3. Ld. Advocate appearing on behalf of the appellant submitted that on perusal of the notification regarding imposition of tractors cess, it is evident that cess is leviable on tractor and not on the parts, components and accessories thereof to tractor cess as the Government of India has not notified the same by the independent notification. It is also impressed upon by the ld. Advocate that the tractor cess is applicable to the tractors only and is not leviable to parts and accessories thereof. In support of the argument, he has relied upon the case laws in the case of CCE, Jamshedpur vs. Tata Motors Ltd. -2016 (336) ELT 208 regarding the imposition of automobile cess alongwith the other decision namely S. M. Kannappa Automobiles P. Ltd. vs. CCE, Bangalore – 2008 (224) ELT 467 (Tri. Bang.). He also referred to Circular No. 41/88, dated 31.08.1988 issued by the Ministry of Finance, New Delhi regarding levy of cess on automobiles consequent upon the introduction of new Central Excise Tariff, 1985. It has been clarified in the impugned circular that –

“The matter has been referred to Administrative Ministry who have intimated that the intention behind the notification levying the cess is to realise such levy from the vehicle manufacturers and not from the body builders. Further, the provision of IDR Act, 1951, under which the notification levying the cess has been issued, provides that the rate of cess shall not in any case exceed two annas per cent of the value of the goods. If the cess is levied in line with the Excise Tariff Act, 1985, this would exceed the maximum rate of 1/8th per cent prescribed in the IDR Act. Therefore, the cess may continue to be levied and collected on the vehicles in the condition they are cleared from the premises of the manufacturers and no cess should be levied again in case the body on the chassis is built by an independent body builder on the cess paid chassis”.

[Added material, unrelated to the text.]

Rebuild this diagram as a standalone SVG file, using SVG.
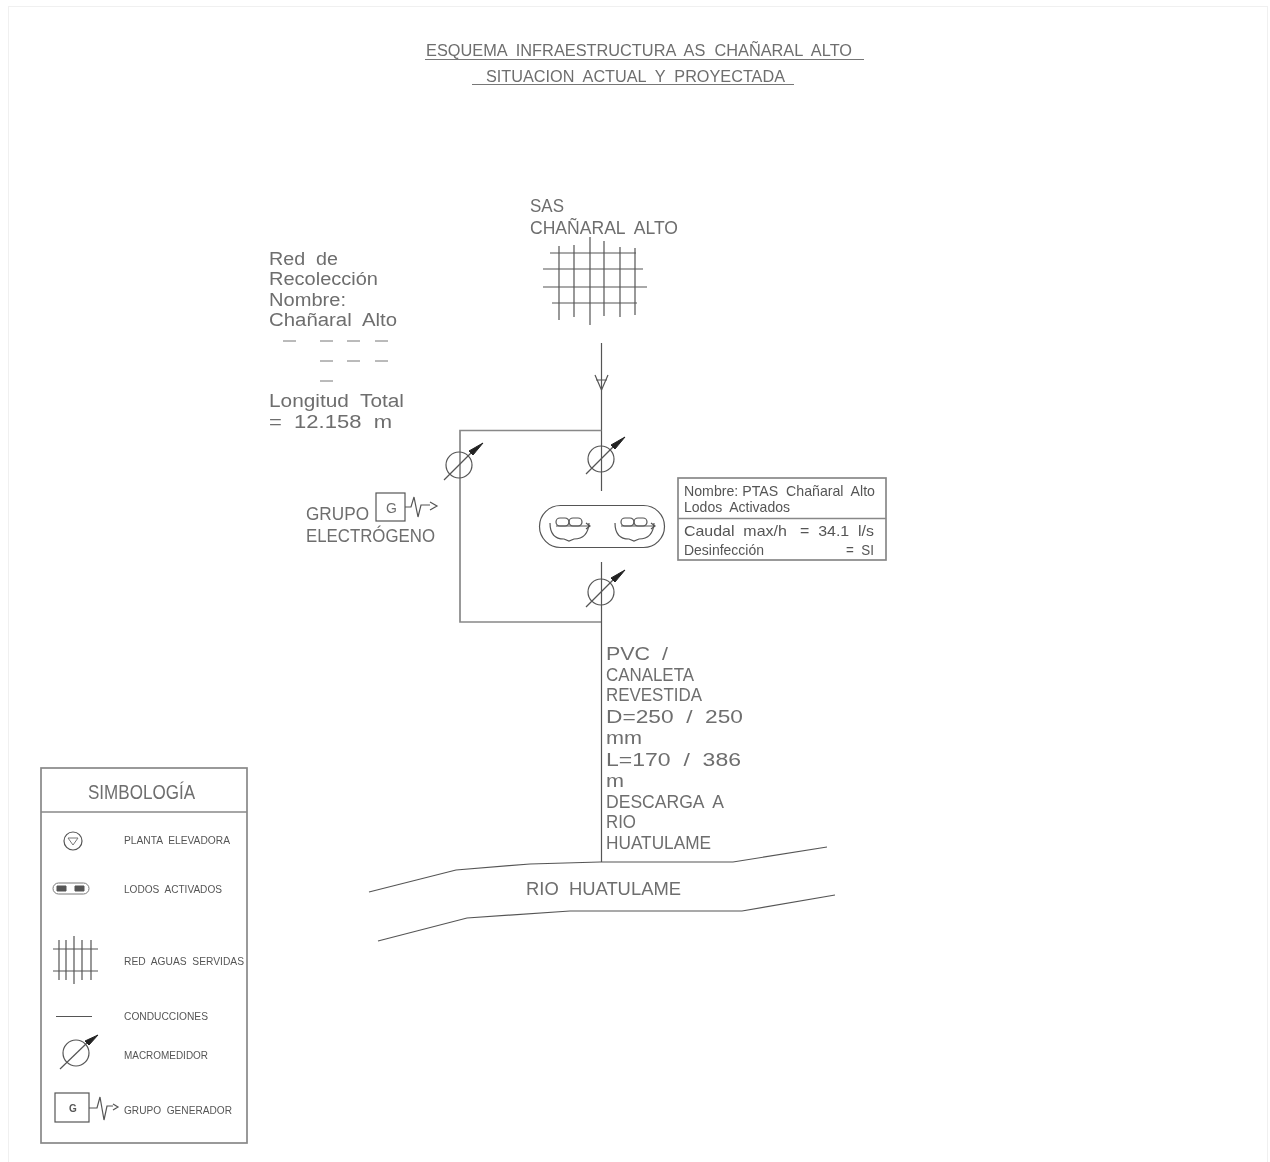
<svg xmlns="http://www.w3.org/2000/svg" width="1270" height="1162" viewBox="0 0 1270 1162">
<style>
text{font-family:"Liberation Sans",Arial,sans-serif;fill:#6e6e6e;font-size:18px;white-space:pre}
.s{font-size:10px;fill:#555}
.m{font-size:15px;fill:#555}
.l{fill:none;stroke:#555;stroke-width:1.2}
.t{fill:none;stroke:#888;stroke-width:1.7}
.u{fill:none;stroke:#777;stroke-width:1}
</style>
<defs>
<filter id="soft" x="0" y="0" width="100%" height="100%"><feGaussianBlur stdDeviation="0.45"/></filter>
<g id="meter"><circle cx="0" cy="0" r="13" class="l"/><path d="M-15 15L13-13" class="l"/><path d="M10-14L14-10L24-22Z" fill="#222" stroke="#222"/></g>
<g id="basin"><path d="M-19-5Q-19 11 -5 11L0 13L5 11Q19 11 20-5" class="l"/><rect x="-13" y="-10" width="13" height="8" rx="4" class="l"/><rect x="0" y="-10" width="13" height="8" rx="4" class="l"/><path d="M-13-2H20M17-5L21-2L17 1" class="l"/></g>
</defs>
<rect width="1270" height="1162" fill="#fff"/>
<g filter="url(#soft)">
<rect x="8.500" y="6.500" width="1259" height="1160" fill="none" stroke="#f0f0f0"/>
<g id="title">
<text x="426" y="56" textLength="426" lengthAdjust="spacingAndGlyphs" style="font-size:16px">ESQUEMA  INFRAESTRUCTURA  AS  CHAÑARAL  ALTO</text>
<path d="M425 59.500H864" class="u"/>
<text x="486" y="82" textLength="299" lengthAdjust="spacingAndGlyphs" style="font-size:16px">SITUACION  ACTUAL  Y  PROYECTADA</text>
<path d="M472 84.500H794" class="u"/>
</g>
<g id="connectors">
<path d="M601.500 343V491" class="l"/>
<path d="M595 375L601.500 390L608 375M596 380H607" class="l"/>
<path d="M601.500 430.500H460V622H601.500" class="t"/>
<path d="M601.500 562V862" class="l"/>
</g>
<g id="sas">
<text x="530" y="212" textLength="34" lengthAdjust="spacingAndGlyphs">SAS</text>
<text x="530" y="234" textLength="148" lengthAdjust="spacingAndGlyphs">CHAÑARAL  ALTO</text>
<path d="M550 253H636M543 269H643M543 287H647M552 303H637M559 246V320M574 245V317M590 237V325M604 241V316M620 247V317M635 248V315" class="l"/>
</g>
<g id="red">
<text x="269" y="265" textLength="69" lengthAdjust="spacingAndGlyphs">Red  de</text>
<text x="269" y="285" textLength="109" lengthAdjust="spacingAndGlyphs">Recolección</text>
<text x="269" y="306" textLength="77" lengthAdjust="spacingAndGlyphs">Nombre:</text>
<text x="269" y="326" textLength="128" lengthAdjust="spacingAndGlyphs">Chañaral  Alto</text>
<path d="M283 341H296M320 341H333M347 341H360M375 341H388M320 361H333M347 361H360M375 361H388M320 381H333" class="u"/>
<text x="269" y="407" textLength="135" lengthAdjust="spacingAndGlyphs">Longitud  Total</text>
<text x="269" y="428" textLength="123" lengthAdjust="spacingAndGlyphs">=  12.158  m</text>
</g>
<g id="meter-1"><use href="#meter" x="459" y="465"/></g>
<g id="meter-2"><use href="#meter" x="601" y="459"/></g>
<g id="meter-3"><use href="#meter" x="601" y="592"/></g>
<g id="grupo">
<text x="306" y="520" textLength="63" lengthAdjust="spacingAndGlyphs">GRUPO</text>
<text x="306" y="542" textLength="129" lengthAdjust="spacingAndGlyphs">ELECTRÓGENO</text>
<rect x="376" y="493" width="29" height="28" class="l"/>
<text x="386" y="513" style="font-size:14px">G</text>
<path d="M405 507H411L414 497L418 517L421 505H430" class="l"/><path d="M430 502L437 506L430 510" class="l"/>
</g>
<g id="ptas">
<rect x="539.500" y="505.500" width="125" height="42" rx="21" class="l"/>
<use href="#basin" x="569" y="528"/>
<use href="#basin" x="634" y="528"/>
</g>
<g id="ptas-info">
<rect x="678" y="478" width="208" height="82" class="t"/>
<path d="M678 518.500H886" class="t"/>
<text class="m" x="684" y="496" textLength="191" lengthAdjust="spacingAndGlyphs">Nombre: PTAS  Chañaral  Alto</text>
<text class="m" x="684" y="512" textLength="106" lengthAdjust="spacingAndGlyphs">Lodos  Activados</text>
<text class="m" x="684" y="536" textLength="190" lengthAdjust="spacingAndGlyphs">Caudal  max/h   =  34.1  l/s</text>
<text class="m" x="684" y="555" textLength="80" lengthAdjust="spacingAndGlyphs">Desinfección</text>
<text class="m" x="846" y="555" textLength="28" lengthAdjust="spacingAndGlyphs">=  SI</text>
</g>
<g id="descarga">
<text x="606" y="660" textLength="62" lengthAdjust="spacingAndGlyphs">PVC  /</text>
<text x="606" y="681" textLength="88" lengthAdjust="spacingAndGlyphs">CANALETA</text>
<text x="606" y="701" textLength="96" lengthAdjust="spacingAndGlyphs">REVESTIDA</text>
<text x="606" y="723" textLength="137" lengthAdjust="spacingAndGlyphs">D=250  /  250</text>
<text x="606" y="744" textLength="36" lengthAdjust="spacingAndGlyphs">mm</text>
<text x="606" y="766" textLength="135" lengthAdjust="spacingAndGlyphs">L=170  /  386</text>
<text x="606" y="787" textLength="18" lengthAdjust="spacingAndGlyphs">m</text>
<text x="606" y="808" textLength="118" lengthAdjust="spacingAndGlyphs">DESCARGA  A</text>
<text x="606" y="828" textLength="30" lengthAdjust="spacingAndGlyphs">RIO</text>
<text x="606" y="849" textLength="105" lengthAdjust="spacingAndGlyphs">HUATULAME</text>
</g>
<g id="rio">
<path d="M369 892L456 870L530 864L600 862H733L827 847" class="l"/>
<path d="M378 941L467 918L570 911H742L835 895" class="l"/>
<text x="526" y="895" textLength="155" lengthAdjust="spacingAndGlyphs">RIO  HUATULAME</text>
</g>
<g id="simbologia">
<rect x="41" y="768" width="206" height="375" class="t"/>
<path d="M41 812H247" class="t"/>
<text x="88" y="799" textLength="107" lengthAdjust="spacingAndGlyphs" style="font-size:20px">SIMBOLOGÍA</text>
<circle cx="73" cy="841" r="9" class="l" stroke-width="1.6"/><path d="M68 838L73 845L78 838Z" class="u"/>
<text class="s" x="124" y="844" textLength="106" lengthAdjust="spacingAndGlyphs">PLANTA  ELEVADORA</text>
<rect x="53" y="883" width="36" height="11" rx="5.500" class="u"/><path d="M57 886h9v5h-9zM75 886h9v5h-9z" fill="#555" stroke="#555"/>
<text class="s" x="124" y="893" textLength="98" lengthAdjust="spacingAndGlyphs">LODOS  ACTIVADOS</text>
<path d="M53 949H98M53 971H98M59 940V980M66 940V980M74 936V984M82 940V980M91 940V980" class="l"/>
<text class="s" x="124" y="965" textLength="120" lengthAdjust="spacingAndGlyphs">RED  AGUAS  SERVIDAS</text>
<path d="M56 1016.500H92" class="l"/>
<text class="s" x="124" y="1020" textLength="84" lengthAdjust="spacingAndGlyphs">CONDUCCIONES</text>
<circle cx="76" cy="1053" r="13" class="l"/><path d="M60 1069L88 1042" class="l"/><path d="M85 1041L89 1045L98 1035Z" fill="#222" stroke="#222"/>
<text class="s" x="124" y="1059" textLength="84" lengthAdjust="spacingAndGlyphs">MACROMEDIDOR</text>
<rect x="55" y="1093" width="34" height="29" class="l"/>
<text class="s" x="69" y="1112" style="font-weight:bold">G</text>
<path d="M89 1108H97L100 1097L104 1120L107 1106H113" class="l"/><path d="M113 1104L118 1107L113 1110" class="l"/>
<text class="s" x="124" y="1114" textLength="108" lengthAdjust="spacingAndGlyphs">GRUPO  GENERADOR</text>
</g>
</g>
</svg>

3.1 It was therefore argued by the ld. Advocate that the ratio laid down in the aforesaid judgments are mutatis-mutandis applicable for imposition of tractor cess on the parts, components and accessories of tractor is to be treated at par with that of automobile cess and the levy on the component and part of the automobile. He further stated that Commissioner (Appeals) has not considered the relevant provision of the I RDA Act regarding the imposition of cess on the tractor notifications in proper perspective and not decided the issue regarding the application thereof on the parts/ components of tractor.

4. On the other hand, ld. AR appearing for the Revenue reiterated the ground contended in the aforesaid order.

5. Heard the parties and perused appeal record.

6. The issue before us is to decided as to whether the tractor cess is leviable on the part and component of the tractor cleared by the appellant. After going through the case laws cited and circular issued by the Ministry of Finance, it is clear that part and accessories etc. of the tractor cannot be compared with that of the tractor itself. Therefore, the tractor cess is not leviable thereon in terms of Notification (supra). For the aforesaid conclusion, we also draw our support to CB EC Circular (supra) in the case of parts and accessories of the automobile which clearly goes in favour of the appellant. We are conscious of the fact that aforesaid circular is with reference to automobile cess but the principle enunciated there is squarely applicable in the instant case.

7. In view of the above, we set aside the impugned orders and allow appeals with consequential relief, if any.